Job postings in metros where more jobs can potentially be done from home may be bearing the brunt of the broad-based decline in postings overall over the past year, but this isn’t unique to these metros themselves. Early in the pandemic, the ability of many jobs—mainly tech jobs—to be done remotely was a prime driver of the decline in in-person postings in these large, rich metros in the first place. Now, in-person service sectors are rebounding, and fading levels of remote-eligible jobs are dragging total postings down in metros with large shares of jobs that can be done remotely. Rather than being limited to so-called “superstar” cities along the coasts, the change in the shares of high remote postings is felt in cities across the country.
Work-from-home metros are based on American Community Survey data on county employment by occupation, along with Jonathan Dingel and Brett Neiman’s analysis of whether occupations can be done from home. These were combined to estimate the share of a metropolitan area’s jobs that can be done from home. The national average is 37%. Among large metros, the work-from-home share ranges from 51% in Washington and San Jose to 30% in Bakersfield CA. In this post, “work-from-home metros” are those with a share of 45% or higher.

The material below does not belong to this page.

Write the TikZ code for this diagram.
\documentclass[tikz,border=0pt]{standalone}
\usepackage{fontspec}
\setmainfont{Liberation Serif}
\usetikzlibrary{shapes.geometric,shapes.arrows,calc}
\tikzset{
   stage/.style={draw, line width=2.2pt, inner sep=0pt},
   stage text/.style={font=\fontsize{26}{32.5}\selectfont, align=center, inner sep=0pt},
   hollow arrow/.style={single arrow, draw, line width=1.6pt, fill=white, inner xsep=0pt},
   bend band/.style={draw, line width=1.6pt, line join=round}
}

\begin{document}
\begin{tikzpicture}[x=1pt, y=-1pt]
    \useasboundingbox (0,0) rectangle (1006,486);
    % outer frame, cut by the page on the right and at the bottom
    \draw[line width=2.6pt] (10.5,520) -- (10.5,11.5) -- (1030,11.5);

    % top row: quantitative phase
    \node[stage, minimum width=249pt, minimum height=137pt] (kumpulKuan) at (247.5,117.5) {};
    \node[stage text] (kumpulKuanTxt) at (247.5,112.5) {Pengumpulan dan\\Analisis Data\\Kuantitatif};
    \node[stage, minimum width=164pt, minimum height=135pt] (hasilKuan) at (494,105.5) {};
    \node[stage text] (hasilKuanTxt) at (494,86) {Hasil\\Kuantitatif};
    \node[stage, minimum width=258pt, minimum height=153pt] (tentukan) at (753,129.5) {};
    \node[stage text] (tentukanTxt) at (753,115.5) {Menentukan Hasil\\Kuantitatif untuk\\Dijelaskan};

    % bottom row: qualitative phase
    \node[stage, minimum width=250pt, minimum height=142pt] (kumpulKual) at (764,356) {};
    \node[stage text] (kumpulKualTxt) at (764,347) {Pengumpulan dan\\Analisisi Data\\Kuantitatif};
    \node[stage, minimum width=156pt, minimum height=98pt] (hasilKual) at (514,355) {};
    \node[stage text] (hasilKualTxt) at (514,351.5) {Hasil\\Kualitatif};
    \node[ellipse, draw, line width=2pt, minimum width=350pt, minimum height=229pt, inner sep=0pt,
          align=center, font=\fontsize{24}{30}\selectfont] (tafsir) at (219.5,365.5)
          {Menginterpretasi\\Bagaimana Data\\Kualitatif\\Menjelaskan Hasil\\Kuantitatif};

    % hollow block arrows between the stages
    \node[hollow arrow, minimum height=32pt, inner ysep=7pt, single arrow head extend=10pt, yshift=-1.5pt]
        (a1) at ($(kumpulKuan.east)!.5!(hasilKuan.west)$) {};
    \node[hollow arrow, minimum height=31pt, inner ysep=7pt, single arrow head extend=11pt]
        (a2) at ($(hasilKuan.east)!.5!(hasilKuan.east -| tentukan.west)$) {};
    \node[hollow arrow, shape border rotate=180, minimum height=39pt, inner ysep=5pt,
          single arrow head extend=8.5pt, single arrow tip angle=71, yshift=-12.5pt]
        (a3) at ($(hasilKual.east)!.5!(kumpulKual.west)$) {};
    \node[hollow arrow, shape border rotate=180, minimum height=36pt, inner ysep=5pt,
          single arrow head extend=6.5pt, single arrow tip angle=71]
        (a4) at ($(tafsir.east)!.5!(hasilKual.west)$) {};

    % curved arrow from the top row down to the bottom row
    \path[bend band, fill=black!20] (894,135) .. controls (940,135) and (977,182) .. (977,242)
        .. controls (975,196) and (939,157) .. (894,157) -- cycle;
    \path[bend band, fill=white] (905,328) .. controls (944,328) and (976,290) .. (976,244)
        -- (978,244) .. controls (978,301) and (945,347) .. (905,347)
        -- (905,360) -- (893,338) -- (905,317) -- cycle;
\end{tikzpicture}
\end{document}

The remote/hybrid tiers of occupational sectors were determined by sorting each sector by their average remote/hybrid share of job postings in 2019. The sectors are then split into three tiers, each covering one-third of job postings in 2019.
Data on seasonally adjusted Indeed job postings are an index of the number of seasonally adjusted job postings on a given day, using a seven-day trailing average. February 1, 2020, is our pre-pandemic baseline, so the index is set to 100 on that day. We seasonally adjust each series based on historical patterns in 2017, 2018, and 2019. We adopted this methodology in January 2021. Data for several dates in 2021 and 2022 are missing and were interpolated. Non-seasonally adjusted data are calculated in a similar manner except that the data are not adjusted to historical patterns.
The number of job postings on Indeed.com, whether related to paid or unpaid job solicitations, is not indicative of potential revenue or earnings of Indeed, which comprises a significant percentage of the HR Technology segment of its parent company, Recruit Holdings Co., Ltd. Job posting numbers are provided for information purposes only and should not be viewed as an indicator of performance of Indeed or Recruit. Please refer to the Recruit Holdings investor relations website and regulatory filings in Japan for more detailed information on revenue generation by Recruit’s HR Technology segment.